** Exercise instructions **
Quote every line as written. Omit pictures.

-- start Data segment --

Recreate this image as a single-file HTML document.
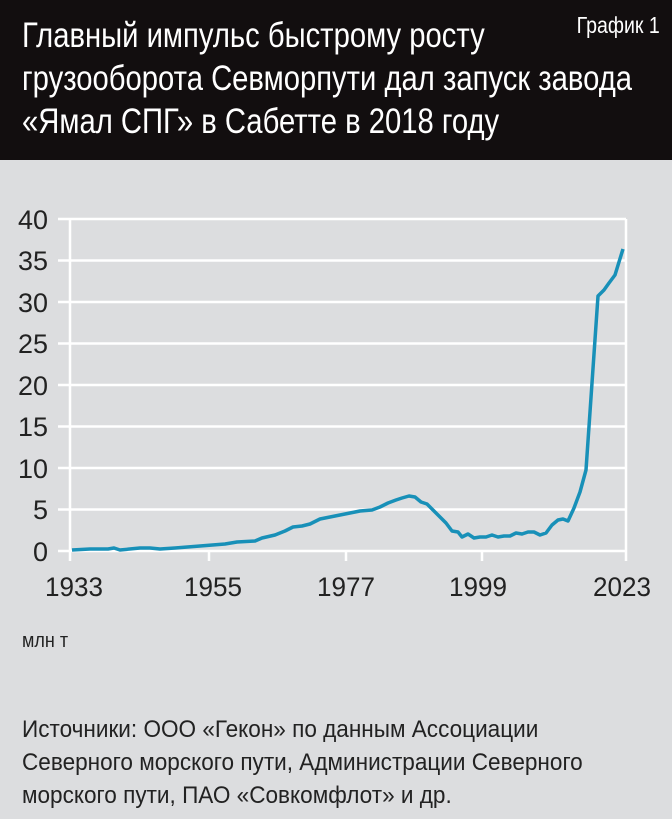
<!DOCTYPE html>
<html><head><meta charset="utf-8"><style>
body{margin:0;width:672px;height:819px;background:#dcdddf;overflow:hidden;font-family:"Liberation Sans",sans-serif;}
.hdr{position:absolute;left:0;top:0;width:672px;height:160px;background:#120e0f;color:#fff;}
.t{position:absolute;left:22px;top:14px;font-size:35px;line-height:43px;white-space:nowrap;transform:scaleX(0.835);transform-origin:0 0;}
.g{position:absolute;right:12px;top:12px;font-size:23px;white-space:nowrap;transform:scaleX(0.85);transform-origin:100% 0;}
.src{position:absolute;left:22px;top:713px;font-size:24px;line-height:33px;color:#222;white-space:nowrap;transform:scaleX(0.94);transform-origin:0 0;}
.u{position:absolute;left:22px;top:630px;font-size:20px;color:#222;transform:scaleX(0.9);transform-origin:0 0;}
</style></head><body>
<div class="hdr"><div class="t">Главный импульс быстрому росту<br>грузооборота Севморпути дал запуск завода<br>«Ямал СПГ» в Сабетте в 2018 году</div><div class="g">График 1</div></div>
<svg width="672" height="819" style="position:absolute;left:0;top:0" font-family="Liberation Sans, sans-serif">
<g stroke="#fff" stroke-width="2.5">
<line x1="58" y1="219" x2="626" y2="219"/><line x1="58" y1="260.5" x2="626" y2="260.5"/><line x1="58" y1="302" x2="626" y2="302"/><line x1="58" y1="343.5" x2="626" y2="343.5"/><line x1="58" y1="385" x2="626" y2="385"/><line x1="58" y1="426.5" x2="626" y2="426.5"/><line x1="58" y1="468" x2="626" y2="468"/><line x1="58" y1="509.5" x2="626" y2="509.5"/><line x1="58" y1="551" x2="626" y2="551"/>
<line x1="70" y1="219" x2="70" y2="561"/><line x1="626" y1="219" x2="626" y2="561"/>
<line x1="209" y1="551" x2="209" y2="561"/><line x1="346" y1="551" x2="346" y2="561"/><line x1="482" y1="551" x2="482" y2="561"/>
</g>
<g font-size="27" fill="#222" text-anchor="end">
<text x="48" y="229" textLength="30" lengthAdjust="spacingAndGlyphs">40</text><text x="48" y="270" textLength="30" lengthAdjust="spacingAndGlyphs">35</text><text x="48" y="312" textLength="30" lengthAdjust="spacingAndGlyphs">30</text><text x="48" y="353" textLength="30" lengthAdjust="spacingAndGlyphs">25</text><text x="48" y="395" textLength="30" lengthAdjust="spacingAndGlyphs">20</text><text x="48" y="436" textLength="30" lengthAdjust="spacingAndGlyphs">15</text><text x="48" y="478" textLength="30" lengthAdjust="spacingAndGlyphs">10</text><text x="48" y="519">5</text><text x="48" y="561">0</text>
</g>
<g font-size="27" fill="#222" text-anchor="middle">
<text x="74" y="596" textLength="58" lengthAdjust="spacingAndGlyphs">1933</text><text x="213" y="596" textLength="58" lengthAdjust="spacingAndGlyphs">1955</text><text x="346" y="596" textLength="58" lengthAdjust="spacingAndGlyphs">1977</text><text x="478" y="596" textLength="58" lengthAdjust="spacingAndGlyphs">1999</text><text x="622" y="596" textLength="58" lengthAdjust="spacingAndGlyphs">2023</text>
</g>
<polyline fill="none" stroke="#1890b8" stroke-width="3.5" stroke-linejoin="round" points="72,550 90,549 108,549 114,548 120,550 140,548 150,548 160,549 175,548 200,546 225,544 237,542 255,541 262,538 275,535 285,531 293,527 302,526 310,524 320,519 330,517 345,514 360,511 372,510 380,507 388,503 396,500 402,498 409,496 415,497 421,502 427,504 434,511 441,518 446,523 452,531 458,532 462,537 468,534 474,538 480,537 486,537 492,535 498,537 504,536 510,536 516,533 522,534 528,532 534,532 540,535 546,533 552,525 558,520 563,519 568,521 574,508 580,492 586,470 598,296 604,290 609,283 615,275 623,249"/>
</svg>
<div class="u">млн т</div>
<div class="src">Источники: ООО «Гекон» по данным Ассоциации<br>Северного морского пути, Администрации Северного<br>морского пути, ПАО «Совкомфлот» и др.</div>
</body></html>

-- end Data segment --

** Response below **
Recreate this image as a single-file HTML document.
<!DOCTYPE html>
<html><head><meta charset="utf-8"><style>
body{margin:0;width:672px;height:819px;background:#dcdddf;overflow:hidden;font-family:"Liberation Sans",sans-serif;}
.hdr{position:absolute;left:0;top:0;width:672px;height:160px;background:#120e0f;color:#fff;}
.t{position:absolute;left:22px;top:14px;font-size:35px;line-height:43px;white-space:nowrap;transform:scaleX(0.835);transform-origin:0 0;}
.g{position:absolute;right:12px;top:12px;font-size:23px;white-space:nowrap;transform:scaleX(0.85);transform-origin:100% 0;}
.src{position:absolute;left:22px;top:713px;font-size:24px;line-height:33px;color:#222;white-space:nowrap;transform:scaleX(0.94);transform-origin:0 0;}
.u{position:absolute;left:22px;top:630px;font-size:20px;color:#222;transform:scaleX(0.9);transform-origin:0 0;}
</style></head><body>
<div class="hdr"><div class="t">Главный импульс быстрому росту<br>грузооборота Севморпути дал запуск завода<br>«Ямал СПГ» в Сабетте в 2018 году</div><div class="g">График 1</div></div>
<svg width="672" height="819" style="position:absolute;left:0;top:0" font-family="Liberation Sans, sans-serif">
<g stroke="#fff" stroke-width="2.5">
<line x1="58" y1="219" x2="626" y2="219"/><line x1="58" y1="260.5" x2="626" y2="260.5"/><line x1="58" y1="302" x2="626" y2="302"/><line x1="58" y1="343.5" x2="626" y2="343.5"/><line x1="58" y1="385" x2="626" y2="385"/><line x1="58" y1="426.5" x2="626" y2="426.5"/><line x1="58" y1="468" x2="626" y2="468"/><line x1="58" y1="509.5" x2="626" y2="509.5"/><line x1="58" y1="551" x2="626" y2="551"/>
<line x1="70" y1="219" x2="70" y2="561"/><line x1="626" y1="219" x2="626" y2="561"/>
<line x1="209" y1="551" x2="209" y2="561"/><line x1="346" y1="551" x2="346" y2="561"/><line x1="482" y1="551" x2="482" y2="561"/>
</g>
<g font-size="27" fill="#222" text-anchor="end">
<text x="48" y="229" textLength="30" lengthAdjust="spacingAndGlyphs">40</text><text x="48" y="270" textLength="30" lengthAdjust="spacingAndGlyphs">35</text><text x="48" y="312" textLength="30" lengthAdjust="spacingAndGlyphs">30</text><text x="48" y="353" textLength="30" lengthAdjust="spacingAndGlyphs">25</text><text x="48" y="395" textLength="30" lengthAdjust="spacingAndGlyphs">20</text><text x="48" y="436" textLength="30" lengthAdjust="spacingAndGlyphs">15</text><text x="48" y="478" textLength="30" lengthAdjust="spacingAndGlyphs">10</text><text x="48" y="519">5</text><text x="48" y="561">0</text>
</g>
<g font-size="27" fill="#222" text-anchor="middle">
<text x="74" y="596" textLength="58" lengthAdjust="spacingAndGlyphs">1933</text><text x="213" y="596" textLength="58" lengthAdjust="spacingAndGlyphs">1955</text><text x="346" y="596" textLength="58" lengthAdjust="spacingAndGlyphs">1977</text><text x="478" y="596" textLength="58" lengthAdjust="spacingAndGlyphs">1999</text><text x="622" y="596" textLength="58" lengthAdjust="spacingAndGlyphs">2023</text>
</g>
<polyline fill="none" stroke="#1890b8" stroke-width="3.5" stroke-linejoin="round" points="72,550 90,549 108,549 114,548 120,550 140,548 150,548 160,549 175,548 200,546 225,544 237,542 255,541 262,538 275,535 285,531 293,527 302,526 310,524 320,519 330,517 345,514 360,511 372,510 380,507 388,503 396,500 402,498 409,496 415,497 421,502 427,504 434,511 441,518 446,523 452,531 458,532 462,537 468,534 474,538 480,537 486,537 492,535 498,537 504,536 510,536 516,533 522,534 528,532 534,532 540,535 546,533 552,525 558,520 563,519 568,521 574,508 580,492 586,470 598,296 604,290 609,283 615,275 623,249"/>
</svg>
<div class="u">млн т</div>
<div class="src">Источники: ООО «Гекон» по данным Ассоциации<br>Северного морского пути, Администрации Северного<br>морского пути, ПАО «Совкомфлот» и др.</div>
</body></html>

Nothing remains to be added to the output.